# Sick of filling Easter eggs - played some Stan instead



## b-nads (Apr 9, 2010)

Another Stan tune, because what would Easter be without Stan???


__
https://soundcloud.com/https%3A%2F%2Fsoundcloud.com%2Fuser-981883998-857219485%2Fmary-ellen-carter-stan-rogers


----------



## Milkman (Feb 2, 2006)

Unbelievable.

Dude, that brought a tear to my eye.

What a great voice.


----------



## b-nads (Apr 9, 2010)

Thanks, Mike. I saw the lines in your sig and figured you'd like it ;-)


----------



## ronmac (Sep 22, 2006)

Another great one, done very well.

Constructive criticism alert... A little too much verb, imo. Perhaps try slight delay instead.


----------



## b-nads (Apr 9, 2010)

Thanks Ron - will do. I plan to redo it with separate tracks anyway. I couldn't find a reverb I liked because the dynamics were so bad between the guitar and voice on this one.


----------



## ronmac (Sep 22, 2006)

Don't sure what audio program you use or your experience level, so take my suggestions as you will...

An option to add some space around very dynamic tracks:

1) Create another track for your effects
2) Send your guitar/vocal track to the effects track,pre fader
3) Insert a compressor in the first slot of the effects track. Compress 4:1 with medium attack and slow release
4) Insert an EQ in the second slot. Roll the bottom off below 150hz and the top off above 3khz.
5) Insert your reverb/delay in the third slot. Make sure it is 100% wet.
6) listen back to your guitar vocal track and just the effects track level to taste.

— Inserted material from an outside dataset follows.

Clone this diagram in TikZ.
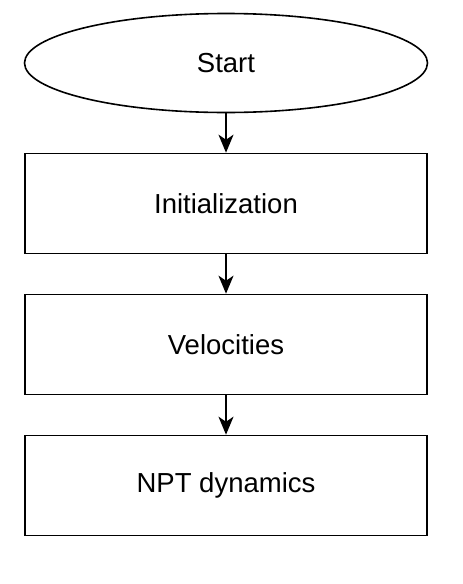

This reduces the dynamic and frequency range of the effect to insure a smoother and more natural effect.


----------



## b-nads (Apr 9, 2010)

Thanks - I'll try, fail, and pm you as dozen times ;-).

Logic x


----------



## Guest (Mar 27, 2016)

Your voice is incredible.

What mic are you using?


----------



## b-nads (Apr 9, 2010)

Thanks.

Akg 414c


----------



## pat6969 (Feb 4, 2013)

I thought you were going to play "Stan" by Eminem when I read the title!


----------